The next thing he knew, they’d driven him north to Wisconsin and had him checked into the treatment center, something he’d reluctantly agreed to just to placate them. The white coats at the center promised him help, but in three months, all he’d gotten was a lot of talk and an array of pills. At least the pills helped dull the nightmares, but they weren’t really a solution. He was ready to call himself as cured as he would ever be, then head home to deal with it on his own, but each time he brought up the subject, Dr. Jensen said he wasn’t ready. “You’re holding back, Joe. If you want us to help, you need to open up.”
Learning he could walk out of Trendale that very day was like hearing that the governor had unexpectedly pardoned him.
When it happened, he was one of eight people sitting on hard plastic chairs arranged in a circle. The TV across the room was still on, a leftover from the previous group, “Current Events,” which consisted of watching the five o’clock news and discussing it afterward.
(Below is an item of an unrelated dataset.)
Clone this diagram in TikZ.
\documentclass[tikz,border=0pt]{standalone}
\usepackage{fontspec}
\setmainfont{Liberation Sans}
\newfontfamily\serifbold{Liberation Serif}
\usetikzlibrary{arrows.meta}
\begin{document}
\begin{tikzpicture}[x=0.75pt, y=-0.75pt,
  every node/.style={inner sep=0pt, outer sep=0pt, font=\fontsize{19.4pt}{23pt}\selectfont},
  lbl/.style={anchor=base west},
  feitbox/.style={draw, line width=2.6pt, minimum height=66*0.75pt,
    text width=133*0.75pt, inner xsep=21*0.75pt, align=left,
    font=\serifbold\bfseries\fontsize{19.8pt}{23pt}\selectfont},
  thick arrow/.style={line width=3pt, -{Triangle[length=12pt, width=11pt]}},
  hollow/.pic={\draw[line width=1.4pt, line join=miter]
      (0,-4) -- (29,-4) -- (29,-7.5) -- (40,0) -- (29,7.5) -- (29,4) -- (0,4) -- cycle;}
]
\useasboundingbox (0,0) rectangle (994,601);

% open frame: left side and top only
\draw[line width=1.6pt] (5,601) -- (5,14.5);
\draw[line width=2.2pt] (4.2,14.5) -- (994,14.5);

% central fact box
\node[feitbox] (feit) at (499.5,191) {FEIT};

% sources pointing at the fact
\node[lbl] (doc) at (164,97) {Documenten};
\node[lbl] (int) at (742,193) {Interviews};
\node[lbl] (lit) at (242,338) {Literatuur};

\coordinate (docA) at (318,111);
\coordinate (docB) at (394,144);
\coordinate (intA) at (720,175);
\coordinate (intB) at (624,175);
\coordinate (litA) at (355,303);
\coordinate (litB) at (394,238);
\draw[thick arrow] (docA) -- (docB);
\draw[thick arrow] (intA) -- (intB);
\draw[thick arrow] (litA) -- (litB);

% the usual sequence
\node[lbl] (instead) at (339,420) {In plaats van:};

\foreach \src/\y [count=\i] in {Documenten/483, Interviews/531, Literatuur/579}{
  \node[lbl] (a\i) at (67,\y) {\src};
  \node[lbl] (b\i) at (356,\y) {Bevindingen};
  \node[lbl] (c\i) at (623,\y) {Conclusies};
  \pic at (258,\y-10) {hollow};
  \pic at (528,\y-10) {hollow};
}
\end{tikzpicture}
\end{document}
Joe’s group was called “Open Discussion,” leaving the topic open to the staff member who would be moderating.
Joe found the images on the TV screen distracting. Even without the sound, he knew the words to the Sony Walkman commercial and mentally inserted them: “Sony introduces the only cassette player as small as a cassette case. The incredible-sounding Super Walkman!” The banner at the bottom of the screen said, “Coming this September!” The new one looked cool, but he wasn’t about to replace the one he had back in his room. He’d packed only a few cassettes, not realizing he’d be gone for so long. Joan Jett & the Blackhearts. Fleetwood Mac. Hall and Oates. Before coming to Trendale, he’d used his Walkman every day, but they’d discouraged it here, saying he was using it as a buffer to keep from dealing with real life. He missed having his music with him all the time.
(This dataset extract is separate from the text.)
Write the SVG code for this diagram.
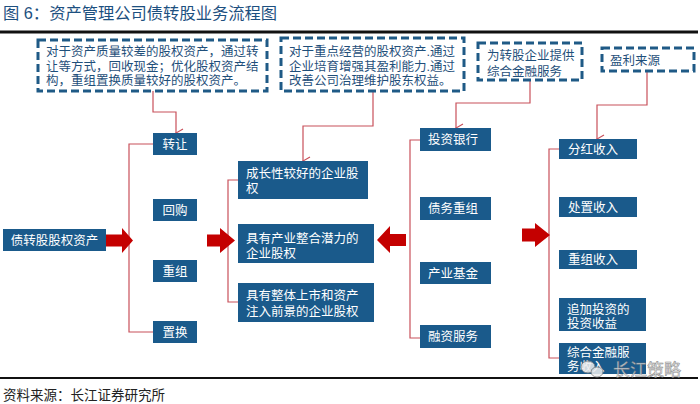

The Trendale Psychiatric Treatment Center was a big believer in schedules, something that kept him occupied from the time he woke up until lights out. Sleep schedule. Meal schedule. Exercise schedule and, of course, therapy schedule. He attended a lot of therapy discussion sessions as well as a regular one-on-one appointment with Dr. Jensen. And tucked between the regularly scheduled activities were music therapy and art therapy.
The staff seemed to believe that their therapy, combined with the right medication, could cure anyone. Joe was proving to be a challenge, but they assured him they wouldn’t be giving up on him anytime soon.
He tried, really he did. Joe had discussed every event in his life in detail, with a special focus on his mother’s death and his father’s remarriage, since Dr. Jensen thought the disturbing images that came to him in the night stemmed from childhood trauma. While it was true his mother had died in a car accident when he was a toddler and his father had remarried when he was in first grade, neither event struck him as being overly traumatic. He’d been home with his father at the time of the accident and didn’t remember his mother at all. Shortly after her death, he and his father had moved in with his aunt Betsy, who had been kind and nurturing. Nothing traumatic there. They’d lived with her for two years until his dad had met and married his stepmother. Joe had adjusted well to the new family dynamic. It helped that his stepmom was a sweet woman who loved his dad, cared about Joe, and was a good cook. And after she’d given birth to his little sister, Linda, they’d come together as a real family. From then on, she was his mom. There was no trauma that he could recall, no matter how hard he tried.